Extra! Extra! Johnny Cash Channels Leadbelly!

Wednesday, 23 November 2011 10:56 AM Written by 

One aspect of Johnny Cash's appeal I touched on in my recent look at the Bootleg III: Live Around the World release was his appearance at the 1964 Newport Folk Festival.  Cash's roots in folk music were deep; only his country roots were deeper.  Once he signed with Columbia Records in 1958, he continued exploring folk tunes as he quickly became one of their top country stars. That built on the fame he'd established on Sun Records from 1955 on. Cash developed such a strong folk following that Columbia would advertise his releases in the most popular folk magazine of the time: Sing Out!  


He'd recorded folk songs at Sun, including "Rock Island Line," made popular when former Southern prisoner Huddie Ledbetter, aka "Leadbelly" or (depending on your preference) "Lead Belly," first recorded it. It wasn't the last time he recorded a Leadbelly song.  In 1958 he recorded "Goodnight Irene," a Leadbelly number that became an early 50's hit for the Weavers, though Ledbetter almost certainly picked it up from someone else and adapted it to his own purposes.

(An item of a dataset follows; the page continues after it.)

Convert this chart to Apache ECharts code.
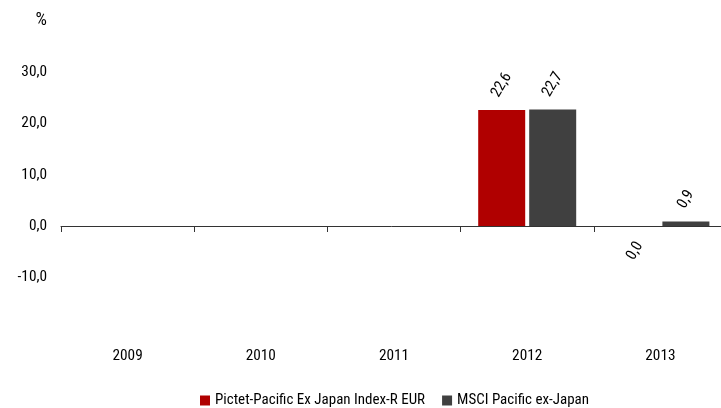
<!DOCTYPE html>
<html>
<head>
<meta charset="utf-8">
<script src="https://cdn.jsdelivr.net/npm/echarts@6/dist/echarts.min.js"></script>
<style>html,body{margin:0;padding:0;background:#fff}#c{width:721px;height:408px}</style>
</head>
<body>
<div id="c"></div>
<script>
var categories = ['2009', '2010', '2011', '2012', '2013'];
var seriesNames = ['Pictet-Pacific Ex Japan Index-R EUR', 'MSCI Pacific ex-Japan'];
var fundValues = [null, null, null, 22.6, 0.0];
var indexValues = [null, null, null, 22.7, 0.9];

var FONT = "'Roboto Condensed', 'DejaVu Sans Condensed', sans-serif";
var FS = 15.3;
function fmt(v) { return v.toFixed(1).replace('.', ','); }

function buildData(vals) {
  return vals.map(function (v) {
    if (v === null) return null;
    var item = { value: v };
    if (v === 0) item.label = { position: 'bottom', distance: 25, align: 'center', verticalAlign: 'middle' };
    else if (v < 10) item.label = { position: 'top', distance: 22, align: 'center', verticalAlign: 'middle' };
    return item;
  });
}

var labelCfg = {
  show: true, position: 'top', distance: 25, rotate: 60,
  align: 'center', verticalAlign: 'middle',
  fontFamily: FONT, fontSize: FS, color: '#000',
  formatter: function (p) { return fmt(p.value); }
};

var chart = echarts.init(document.getElementById('c'));
chart.setOption({
  animation: false,
  textStyle: { fontFamily: FONT },
  grid: { left: 61, width: 666, top: 20.8, bottom: 79.4, containLabel: false, outerBoundsMode: 'none' },
  legend: {
    left: 195, top: 388, icon: 'rect', itemWidth: 10, itemHeight: 10, itemGap: 17,
    textStyle: { fontFamily: FONT, fontSize: 15, color: '#000' },
    data: seriesNames
  },
  xAxis: [{
    type: 'category', data: categories, position: 'bottom',
    axisLine: { onZero: true, lineStyle: { color: '#333', width: 1 } },
    axisTick: { show: true, inside: false, length: 6, alignWithLabel: false, lineStyle: { color: '#333' } },
    axisLabel: { show: false }, splitLine: { show: false }
  }, {
    type: 'category', data: categories, position: 'bottom',
    axisLine: { show: false, onZero: false }, axisTick: { show: false },
    axisLabel: { show: true, margin: 20, fontFamily: FONT, fontSize: FS, color: '#000' }
  }],
  yAxis: {
    type: 'value', min: -20, max: 40, interval: 10,
    axisLine: { show: false }, axisTick: { show: false }, splitLine: { show: false },
    axisLabel: {
      margin: 14, fontFamily: FONT, fontSize: FS, color: '#000',
      formatter: function (v) { if (v === 40) return '{p|%}'; if (v === -20) return ''; return fmt(v); },
      rich: { p: { fontFamily: FONT, fontSize: 18, color: '#000' } }
    }
  },
  series: [{
    name: seriesNames[0], type: 'bar', xAxisIndex: 0, barWidth: 47, barGap: '8.5%',
    itemStyle: { color: '#b00000' }, label: labelCfg, data: buildData(fundValues)
  }, {
    name: seriesNames[1], type: 'bar', xAxisIndex: 0, barWidth: 47, barGap: '8.5%',
    itemStyle: { color: '#404040' }, label: labelCfg, data: buildData(indexValues)
  }]
});
</script>
</body>
</html>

Here's a less well-known example of Cash reworking-adapting from Leadbelly.  It's from 1943, with harmonica by longtime Brownie McGhee partner Sonny Terry.  The song is "On A Monday," another prison number.

This is Cash in on TV in 1959 performing the same song, which he's reworked into "I Got Stripes," with the Tennessee Two on the famous LA (Compton, actually) country and rockabilly TV show Town Hall Party.  Sure, his vocal's a bit off-key in places and he's changed the lyrics around, but it's clearly the same song. A former prisoner, Leadbelly had tons of these songs rolling around his head.  It's on Johnny Cash at Folsom Prison as well.

Cash's folk roots were significant, and explain a good bit of why he was able to grab a wide audience even in the days before the Folsom album or the very diverse Rick Rubin recordings.